At the time Michael Gow was best known for a continuing role in the popular soap. This was Gow’s first play and Away would soon follow.
Only recently Gow created Toy Symphony, his first play in a decade, but The Kid was the beginning and it still resonates.
The play tells the story of a couple of desperate teenagers with big hopes who have crammed into a small red car – which you pray doesn’t get pulled over – and are heading south to Sydney to get a compensation payout.
In a blazing Sydney summer (we actually used to get them), Aspro who is very ill, Dean who is way too healthy, and their sister Snake, are hoping, even as bushfires encircle the city, that life will get better. The same could be said for Donald, the small-town boy who Dean collected along the way.
At first the play gets you in with the ferocious vitality of the youths – the hopelessness undercuts you much later. From the top of the show director Tom Healey seems to revel in keeping the action tight and tense. The sexually charged scenes between Dean (Akos Armont) and Donald (Eamon Farren) work very well.
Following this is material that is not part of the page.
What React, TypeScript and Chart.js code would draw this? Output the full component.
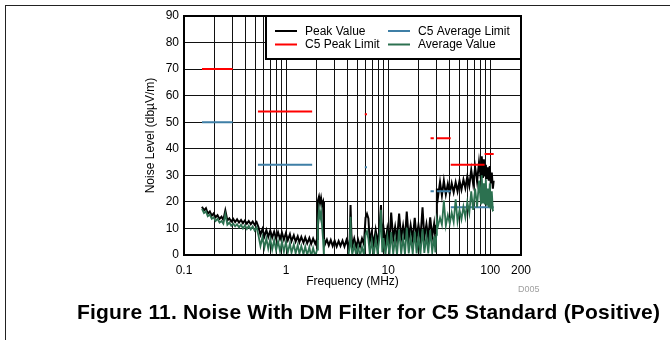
import React, { useEffect, useRef } from "react";
import { Chart, registerables } from "chart.js";

Chart.register(...registerables);

// ---------- DATA ----------
const FREQ_MHZ = [
  0.150, 0.157, 0.164, 0.171, 0.179, 0.187, 0.195, 0.204, 0.213, 0.223,
  0.233, 0.243, 0.254, 0.266, 0.278, 0.290, 0.303, 0.317, 0.331, 0.346,
  0.362, 0.378, 0.395, 0.413, 0.431, 0.451, 0.471, 0.492, 0.514,
  0.537, 0.561, 0.587, 0.613, 0.641, 0.669, 0.700, 0.731, 0.764, 0.798,
  0.834, 0.872, 0.911, 0.952, 0.995,
  1.04, 1.09, 1.13, 1.19, 1.24, 1.30, 1.35, 1.41, 1.48, 1.54,
  1.61, 1.69, 1.76, 1.84, 1.93, 2.01,
  2.05, 2.10, 2.15, 2.20, 2.25, 2.30, 2.35, 2.40, 2.51, 2.62,
  2.74, 2.86, 2.99, 3.13, 3.27, 3.41, 3.57, 3.73, 3.90, 4.07,
  4.20, 4.28, 4.36, 4.45, 4.65, 4.86, 5.07, 5.30, 5.54, 5.79,
  6.00, 6.20, 6.40, 6.61, 6.90, 7.22, 7.54, 7.88, 8.23, 8.50,
  8.75, 8.99, 9.40, 9.82,
  10.3, 10.7, 11.2, 11.7, 12.2, 12.8, 13.4, 14.0, 14.6, 15.2,
  15.9, 16.6, 17.4, 18.2, 19.0, 19.8, 20.7, 21.7, 22.6, 23.7,
  24.7, 25.8, 27.0, 28.2, 29.0, 29.6,
  30.0, 30.8, 32.2, 33.6, 35.1, 36.7, 38.4, 40.1, 41.9, 43.8,
  45.8, 47.8, 50.0, 52.2, 54.6, 57.0, 59.6, 62.3, 65.1, 68.0,
  71.1, 74.3, 77.6, 81.1, 82.5, 84.7, 86.6, 88.5, 90.5, 92.5,
  94.6, 96.7, 98.9, 101, 103.5, 106, 108,
];

const PEAK_VALUE = [
  18.2, 16.8, 17.6, 15.6, 16.4, 14.8, 15.6, 14.2, 15.0, 13.6,
  14.4, 13.2, 16.8, 13.0, 13.8, 12.6, 13.6, 12.4, 13.4, 12.2,
  13.2, 12.0, 13.0, 11.8, 12.8, 11.6, 12.6, 11.4, 12.4,
  10.4, 7.6, 9.8, 7.0, 9.4, 6.8, 9.2, 6.6, 8.8, 6.2,
  8.6, 6.0, 8.4, 5.8, 8.2,
  5.6, 7.8, 5.2, 7.4, 5.0, 7.0, 4.8, 6.8, 4.6, 6.6,
  4.4, 6.4, 4.2, 6.2, 4.2, 6.0,
  20.5, 22.0, 19.5, 21.5, 19.0, 20.0, 6.5, 4.0, 5.8, 3.6,
  5.6, 3.4, 5.4, 3.2, 5.2, 3.4, 5.4, 3.2, 5.6, 3.0,
  6.0, 18.8, 8.0, 3.2, 6.2, 3.0, 5.8, 3.2, 6.2, 4.0,
  14.0, 15.5, 13.8, 5.0, 8.6, 4.0, 9.4, 4.6, 10.0, 18.8,
  6.0, 10.4, 4.4, 10.0,
  5.4, 16.0, 6.0, 10.6, 5.6, 15.6, 6.2, 11.0, 5.8, 16.4,
  6.2, 11.2, 5.8, 14.0, 6.4, 11.4, 6.0, 18.0, 6.6, 11.6,
  6.2, 14.2, 6.8, 11.8, 6.4, 11.0,
  25.0, 22.0, 27.5, 22.4, 28.0, 22.8, 26.8, 23.2, 27.0, 23.6,
  27.4, 24.0, 28.0, 24.6, 28.4, 25.2, 29.6, 26.0, 32.0, 26.8,
  33.0, 27.6, 35.0, 28.4, 37.2, 29.0, 36.0, 29.6, 34.0, 28.6,
  33.0, 28.0, 33.5, 27.0, 31.0, 25.0, 28.0,
];

const AVERAGE_VALUE = [
  17.4, 15.8, 16.4, 14.6, 15.2, 13.6, 14.2, 12.8, 13.6, 12.2,
  12.8, 11.8, 15.4, 11.4, 12.2, 11.0, 11.8, 10.8, 11.6, 10.4,
  11.4, 10.0, 11.2, 9.8, 11.0, 9.6, 10.8, 9.2, 10.4,
  7.2, 3.4, 6.8, 2.8, 6.2, 2.4, 6.0, 2.0, 5.6, 1.8,
  5.2, 1.4, 5.0, 1.2, 4.8,
  1.0, 4.4, 0.8, 4.0, 0.6, 3.8, 0.4, 3.4, 0.2, 3.2,
  0.0, 3.0, -0.5, 2.6, -0.5, 2.0,
  12.0, 17.0, 14.0, 16.5, 11.0, 6.0, -1.0, -3, -3, -3,
  -3, -3, -3, -3, -3, -3, -3, -3, -3, -1.0,
  4.0, 14.4, 3.0, 0.2, 3.6, 0.0, 3.2, -0.5, 3.0, 0.0,
  7.6, 9.0, 6.0, 0.2, 5.4, -0.5, 6.0, 0.4, 7.0, 17.0,
  1.0, 6.4, 0.0, 6.8,
  0.2, 8.6, 0.4, 6.2, 0.0, 9.6, 0.4, 6.6, 0.2, 10.2,
  0.6, 6.8, 0.4, 8.8, 0.6, 7.0, 0.4, 9.8, 0.8, 7.2,
  0.6, 9.4, 1.0, 7.0, 1.0, 7.6,
  13.0, 11.0, 14.0, 11.4, 20.5, 11.0, 15.0, 11.8, 16.0, 12.4,
  21.0, 12.6, 17.0, 13.4, 18.2, 14.2, 20.0, 15.8, 24.0, 17.0,
  25.0, 18.0, 28.0, 19.0, 30.0, 19.4, 27.0, 19.0, 28.5, 18.6,
  25.0, 18.0, 27.0, 17.2, 24.0, 16.8, 17.0,
];

// [start MHz, stop MHz, level dBµV/m]
const C5_PEAK_LIMIT = [
  [0.15, 0.3, 70], [0.53, 1.8, 54], [5.9, 6.2, 53], [26, 28, 44],
  [30, 41, 44], [41, 88, 34], [88, 108, 38],
];
const C5_AVERAGE_LIMIT = [
  [0.15, 0.3, 50], [0.53, 1.8, 34], [5.9, 6.2, 33], [26, 28, 24],
  [30, 41, 24], [41, 88, 18], [88, 108, 18],
];

const X_GRID_VALUES = [
  0.1, 0.2, 0.3, 0.4, 0.5, 0.6, 0.7, 0.8, 0.9,
  1, 2, 3, 4, 5, 6, 7, 8, 9,
  10, 20, 30, 40, 50, 60, 70, 80, 90,
  100, 200,
];
const X_TICK_LABELS = [0.1, 1, 10, 100, 200];

const COLORS = {
  peak: "#000000",
  peakLimit: "#ff0000",
  avgLimit: "#3f7fa6",
  avg: "#2c7150",
};

const FONT = "'Liberation Sans', Arial, Helvetica, sans-serif";

function bandsToPoints(bands: number[][]) {
  const pts: { x: number; y: number | null }[] = [];
  bands.forEach(([a, b, lvl]) => {
    pts.push({ x: a, y: lvl }, { x: b, y: lvl }, { x: b, y: null });
  });
  return pts;
}

const overlayPlugin = {
  id: "overlay",
  afterDraw(chart: any) {
    const { ctx, chartArea: a } = chart;
    ctx.save();
    // legend box
    const lx = a.left + 82;
    const ly = a.top;
    const lw = a.right - lx;
    const lh = 43;
    ctx.fillStyle = "#fff";
    ctx.fillRect(lx, ly, lw, lh);
    ctx.strokeStyle = "#000";
    ctx.lineWidth = 2;
    ctx.strokeRect(lx, ly, lw, lh);

    const order = [0, 3, 1, 2]; // Peak, AvgLimit, PeakLimit, Avg (row-major)
    const cols = [lx + 9, lx + 122];
    const rows = [ly + 15, ly + 28.5];
    ctx.font = `12px ${FONT}`;
    ctx.textBaseline = "middle";
    ctx.textAlign = "left";
    order.forEach((dsIndex, i) => {
      const ds = chart.data.datasets[dsIndex];
      const cx = cols[i % 2];
      const cy = rows[Math.floor(i / 2)];
      ctx.strokeStyle = ds.borderColor;
      ctx.lineWidth = 2;
      ctx.beginPath();
      ctx.moveTo(cx, cy);
      ctx.lineTo(cx + 22, cy);
      ctx.stroke();
      ctx.fillStyle = "#000";
      ctx.fillText(ds.label, cx + 30, cy + 0.5);
    });

    // plot frame
    ctx.strokeStyle = "#000";
    ctx.lineWidth = 2;
    ctx.strokeRect(a.left, a.top, a.right - a.left, a.bottom - a.top);
    ctx.restore();
  },
};

export default function App() {
  const canvasRef = useRef<HTMLCanvasElement | null>(null);

  useEffect(() => {
    if (!canvasRef.current) return;
    const peakPts = FREQ_MHZ.map((f, i) => ({ x: f, y: PEAK_VALUE[i] }));
    const avgPts = FREQ_MHZ.map((f, i) => ({ x: f, y: AVERAGE_VALUE[i] }));

    const chart = new Chart(canvasRef.current, {
      type: "line",
      data: {
        datasets: [
          {
            label: "Peak Value",
            data: peakPts,
            borderColor: COLORS.peak,
            borderWidth: 2,
            pointRadius: 0,
            order: 3,
          },
          {
            label: "C5 Peak Limit",
            data: bandsToPoints(C5_PEAK_LIMIT),
            borderColor: COLORS.peakLimit,
            borderWidth: 2,
            pointRadius: 0,
            spanGaps: false,
            order: 2,
          },
          {
            label: "Average Value",
            data: avgPts,
            borderColor: COLORS.avg,
            borderWidth: 1.8,
            pointRadius: 0,
            order: 0,
          },
          {
            label: "C5 Average Limit",
            data: bandsToPoints(C5_AVERAGE_LIMIT),
            borderColor: COLORS.avgLimit,
            borderWidth: 2,
            pointRadius: 0,
            spanGaps: false,
            order: 1,
          },
        ],
      },
      options: {
        animation: false,
        responsive: false,
        devicePixelRatio: 1,
        layout: { padding: { left: 140, right: 149, top: 16, bottom: 0 } },
        plugins: { legend: { display: false }, tooltip: { enabled: false } },
        elements: { line: { tension: 0 } },
        scales: {
          x: {
            type: "logarithmic",
            min: 0.1,
            max: 200,
            afterBuildTicks: (scale: any) => {
              scale.ticks = X_GRID_VALUES.map((v) => ({ value: v }));
            },
            afterFit: (scale: any) => {
              scale.height = 40;
            },
            ticks: {
              autoSkip: false,
              maxRotation: 0,
              padding: 8,
              color: "#000",
              font: { family: FONT, size: 12 },
              callback: (value: any) =>
                X_TICK_LABELS.includes(Number(value)) ? String(value) : "",
            },
            grid: { color: "#111", lineWidth: 1, drawTicks: false },
            border: { display: false },
            title: {
              display: true,
              text: "Frequency (MHz)",
              color: "#000",
              font: { family: FONT, size: 12 },
              padding: { top: 0, bottom: 6 },
            },
          },
          y: {
            type: "linear",
            min: 0,
            max: 90,
            afterFit: (scale: any) => {
              scale.width = 44;
            },
            ticks: {
              stepSize: 10,
              padding: 5,
              color: "#000",
              font: { family: FONT, size: 12 },
            },
            grid: { color: "#111", lineWidth: 1, drawTicks: false },
            border: { display: false },
            title: {
              display: true,
              text: "Noise Level (dbµV/m)",
              color: "#000",
              font: { family: FONT, size: 12 },
              padding: { top: 3, bottom: 0 },
            },
          },
        },
      },
      plugins: [overlayPlugin],
    } as any);

    return () => chart.destroy();
  }, []);

  return (
    <div
      style={{
        position: "absolute",
        left: 0,
        top: 0,
        width: 670,
        height: 340,
        background: "#fff",
        overflow: "hidden",
      }}
    >
      <div
        style={{
          position: "absolute",
          left: 5,
          top: 5,
          width: 700,
          height: 400,
          borderTop: "1px solid #222",
          borderLeft: "1px solid #222",
        }}
      />
      <canvas
        ref={canvasRef}
        width={670}
        height={295}
        style={{ position: "absolute", left: 0, top: 0, width: 670, height: 295 }}
      />
      <div
        style={{
          position: "absolute",
          left: 518,
          top: 284,
          fontFamily: FONT,
          fontSize: 9,
          lineHeight: "10px",
          color: "#a0a0a0",
        }}
      >
        D005
      </div>
      <div
        style={{
          position: "absolute",
          left: 77,
          top: 301,
          fontFamily: FONT,
          fontWeight: "bold",
          fontSize: 21,
          lineHeight: "21px",
          letterSpacing: "0.2px",
          color: "#000",
          whiteSpace: "nowrap",
        }}
      >
        Figure 11. Noise With DM Filter for C5 Standard (Positive)
      </div>
    </div>
  );
}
Healey hasn’t messed about and updated references. Sure, back in the day we came from intact families and the Russians were the baddies, but Healey has trusted that this play cuts through the decades and fashions. And it does, partly because teens and their angst haven’t really changed except now they dance to songs about dancing to Joy Division. They still form their own families when normal ones don’t exist.
But what is strongest in the production is actually the characterisations. Healey has his actors hit the stage with all the ballsy confidence and crafted skill you’d expect from actors straight out of drama school.
The cast are all stars-in waiting. As Dean, Armont delivers a terrific and relaxed performance, which suggests a truly amoral character.
Yael Stone who plays Desiree is gobsmackingly good.
It is great to hear an audience gasp. This is well worth a revisit.